L’Italia intesa come nazione aveva da poco compiuto 12 anni quando i primi immigrati italiani arrivarono nella valle di Mahoning. Questi pionieri fecero sbarco a Castle Garden, New York e nella primavera del 1873 si trovarono a lavorare nelle miniere di carbone della contea di Trumbull assunti come sostituti degli scioperanti. Presto si stabilirono a Youngstown e nelle zone limitrofe per soddisfare la crescente richiesta di lavori manuali, mentre più avanti altri riscirono ad accedere ad ambienti professionali. Alcune delle rivalità regionali appartenenti al Vecchio Mondo giunsero nel Nuovo insieme ai tantissimi contadini immigrati che si identificavano sulla base del proprio dialetto o delle proprie tradizioni regionali, piuttosto che su quella di una inesistente identità nazionale o uniformità linguistica.
The modern nation of Italy was only 12-years-old when the first Italian immigrants arrived in the Mahoning Valley. These pioneers made landfall at Castle Garden, NYC, and by spring of 1873, found themselves working Trumbull County’s coal mines as strikebreakers. Soon they were settling in Youngstown and nearby areas filling jobs in manual labor. Later, others would enter the professions. Their social clubs were often organized along city or town lines. Even some Old-World rivalries between regions were transported here. Among themselves and to the outside world, they were a collection of newly landed rural people, identified by town and regional dialects, but not so much by nationality and proficiency in the Italian language.
In his classic study of Italian immigration, “From Paesani to White Ethnics,” Stefano Luconi points to this disunity among Italians as an early obstacle to fighting discrimination and to advancing their own interests. On November 24, 1915, the Youngstown Daily Vindicator ran this classified ad:
“Experienced tailor wants to get employment.

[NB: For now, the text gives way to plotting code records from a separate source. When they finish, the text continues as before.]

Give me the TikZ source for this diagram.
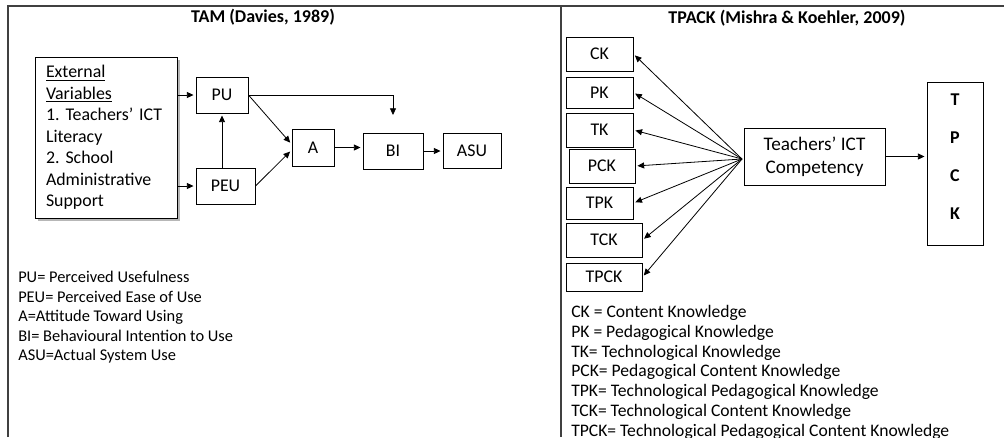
\documentclass[tikz,border=0pt]{standalone}
\usepackage{fontspec}
\setmainfont{Carlito}
\usetikzlibrary{arrows.meta,shadows}
\frenchspacing

\begin{document}
\begin{tikzpicture}[x=0.75pt,y=-0.75pt,>={Triangle[length=5pt,width=4.5pt]},
   box/.style={draw,line width=0.7pt,inner sep=0pt,font=\fontsize{13.4}{16.1}\selectfont},
   arr/.style={->,line width=0.6pt,shorten >=1.5pt},
   frame/.style={draw=black!75,line width=1.2pt},
   title/.style={font=\fontsize{13.5}{16}\selectfont\bfseries},
   legend/.style={anchor=north west,align=left,inner sep=0pt}]
   \useasboundingbox (0,0) rectangle (1004,437);
   \draw[frame] (8,437) -- (8,6) -- (1004,6);
   \draw[frame] (561,6) -- (561,437);

   % TAM
   \node[title] (tamtitle) at (263,17) {TAM (Davies, 1989)};
   \node[box,fill=white,minimum width=106.5pt,minimum height=120.75pt,
         text width=90pt,align=left,
         drop shadow={shadow xshift=2.2pt,shadow yshift=-2.2pt,fill=black!40,opacity=.7}]
         (ext) at (106,137.5)
         {\underline{External}\\\underline{Variables}\\1. Teachers’ ICT\\Literacy\\2. School\\Administrative\\Support};
   \node[box,minimum width=39pt,minimum height=27pt] (PU) at (222,95) {PU};
   \node[box,minimum width=44.25pt,minimum height=27pt] (PEU) at (225.5,186) {PEU};
   \node[box,minimum width=31.5pt,minimum height=27.75pt] (A) at (313,147.5) {A};
   \node[box,minimum width=45pt,minimum height=27pt] (BI) at (393,151) {BI};
   \node[box,minimum width=43.5pt,minimum height=26.25pt] (ASU) at (472,150.5) {ASU};
   \coordinate (biin) at (393,117);

   \draw[arr] (ext.east |- PU) -- (PU.west);
   \draw[arr] (ext.east |- PEU) -- (PEU.west);
   \draw[arr] (PEU.north -| PU.south) -- (PU.south);
   \draw[arr] (PU.east) -- ([yshift=2.5pt]A.west);
   \draw[arr] (PEU.east) -- ([yshift=-2pt]A.west);
   \draw[arr] (PU.east) -| (biin);
   \draw[arr] (A.east) -- (A.east -| BI.west);
   \draw[arr] (BI.east) -- (BI.east -| ASU.west);

   \node[legend,font=\fontsize{12.3}{14.6}\selectfont] (tamkey) at (18,271)
      {PU= Perceived Usefulness\\PEU= Perceived Ease of Use\\A=Attitude Toward Using\\BI= Behavioural Intention to Use\\ASU=Actual System Use};

   % TPACK
   \node[title] (tpacktitle) at (787,18) {TPACK (Mishra \& Koehler, 2009)};
   \node[box,minimum width=50.25pt,minimum height=25.5pt] (CK) at (599.5,54) {CK};
   \node[box,minimum width=50.25pt,minimum height=23.25pt] (PK) at (599.5,92.5) {PK};
   \node[box,minimum width=50.25pt,minimum height=25.5pt] (TK) at (599.5,130) {TK};
   \node[box,minimum width=49.5pt,minimum height=25.5pt] (PCK) at (602,166) {PCK};
   \node[box,minimum width=50.25pt,minimum height=24pt] (TPK) at (599.5,203) {TPK};
   \node[box,minimum width=57pt,minimum height=25.5pt] (TCK) at (604,240) {TCK};
   \node[box,minimum width=57pt,minimum height=21pt] (TPCK) at (604,277) {TPCK};
   \node[box,minimum width=105.75pt,minimum height=42.75pt,align=center,
         font=\fontsize{14.4}{17.5}\selectfont] (ICT) at (814.5,156.5) {Teachers’ ICT\\Competency};
   \node[box,minimum width=42pt,minimum height=122.25pt,
         label={[font=\fontsize{13.5}{28.3}\selectfont\bfseries,align=center,yshift=5.2pt]center:T\\P\\C\\K}]
         (tpack) at (955,163.5) {};
   \coordinate (hub) at (742,159);

   \foreach \k in {CK,PK,TK,PCK,TPK,TCK,TPCK}
      \draw[arr] (hub) -- (\k.east);
   \draw[arr] (ICT.east) -- (ICT.east -| tpack.west);

   \node[legend,font=\fontsize{13.2}{14.85}\selectfont] (tpackkey) at (571,305)
      {CK = Content Knowledge\\PK = Pedagogical Knowledge\\TK= Technological Knowledge\\PCK= Pedagogical Content Knowledge\\TPK= Technological Pedagogical Knowledge\\TCK= Technological Content Knowledge\\TPCK= Technological Pedagogical Content Knowledge};
\end{tikzpicture}
\end{document}
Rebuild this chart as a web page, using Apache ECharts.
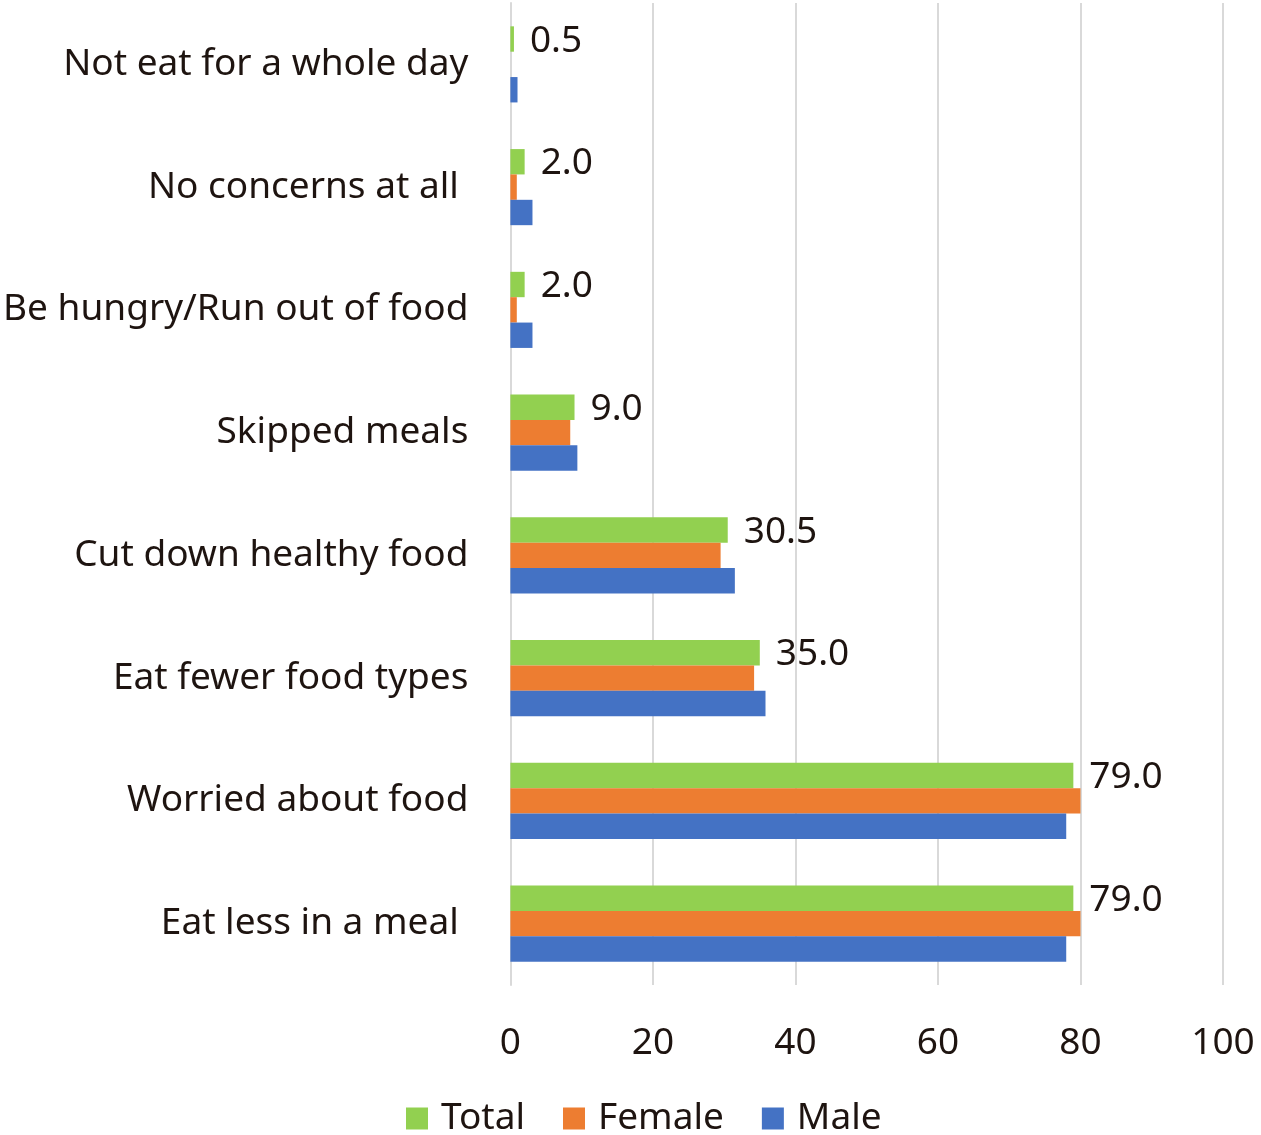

Inquire 264 N. Watt St., no Italians need apply.”
Furthermore, as long as Italians were divided, they would never gain the political power that Irish and Welsh immigrants had attained. Fortunately, leading figures came forward from the Italian community. Prominenti in Italian, they identified themselves as loyal to their new country, yet they drew on the fact that Italy, their birthplace, was an incomparable source of high culture: music, art, literature, and architecture. Though immigrants may have been digging ditches on Federal Street, their native Italy was once the seat of the Roman Empire and it continued to dominate the arts. Significantly, nearly every city of the era boasted an opera house.
In the Youngstown area, four pioneers who had arrived as strikebreakers in 1873, rose to become influential early prominenti in the Mahoning Valley. By the year 1900, Marco Antonelli, Stefano (Steve) Colucci, Salvatore Gentili (John Gentile), and Alfonso Saulino (Sauline) had attained wealth and wide recognition for leadership within and beyond the Italian community. The four defined what it meant to be an immigrant from the nation of Italy— to Italians and non-Italians alike.
Part One: Stefano Colucci, 1849-1930,
Builder of Youngstown’s Infrastructure
Joseph G. Butler, Jr., in his exhaustive 800-page “The History of Youngstown and the Mahoning Valley,” records that Stefano Colucci arrived in our area in the big coal strike of 1873. He had been born in the region of Avellino, close to Naples, to a family of cheese makers. For 16 years, he worked in the Trumbull County mines. He then found employment as a foreman with Dan Monahan. From there, he set up shop as an independent contractor specializing in building infrastructure in the Mahoning Valley. Colucci is credited for laying important streetcar lines that connected western Pennsylvania with Youngstown. His company, Steve Colucci & Sons, also paved many of Youngstown area streets and laid sewer lines. The firm is credited with helping build the trolley line that opened development to real estate that would soon become Idora Park. In a well-publicized test of Colucci’s new rail line to Sharon, the ride ran so smoothly that a glass placed on one of the cars didn’t lose a teaspoon of water from start to finish. In 1902, after the conclusion of the Spanish American War, Colucci’s company helped construct electrified streetcar lines in U.S.-occupied Cuba.
Colucci earned the respect of his fellow Youngstowners for his ability to quickly master English and he served the immigrant community as an interpreter in court. He married Francesca Agnone before immigrating, with the couple reuniting here just a year after Colucci’s arrival in Trumbull County. They were influential both within the immigrant community and in Youngstown society. In 1911, the Colucci family and other prominent Italians assisted Father Vito Franco in founding the new parish of Our Lady of Mount Carmel, Youngstown. Stefano and Francesca vigorously supported the new congregation and its work among Youngstown’s growing Roman Catholic immigrant population.
Stefano Colucci is credited with being the first Italian to cast a vote in an American election. Butler remembered him with these words, “By hard and constant work he [Colucci] has amassed not only money, but a reputation for ability and square dealing and is a man of fine intelligence and is robustly American in all his ideas.”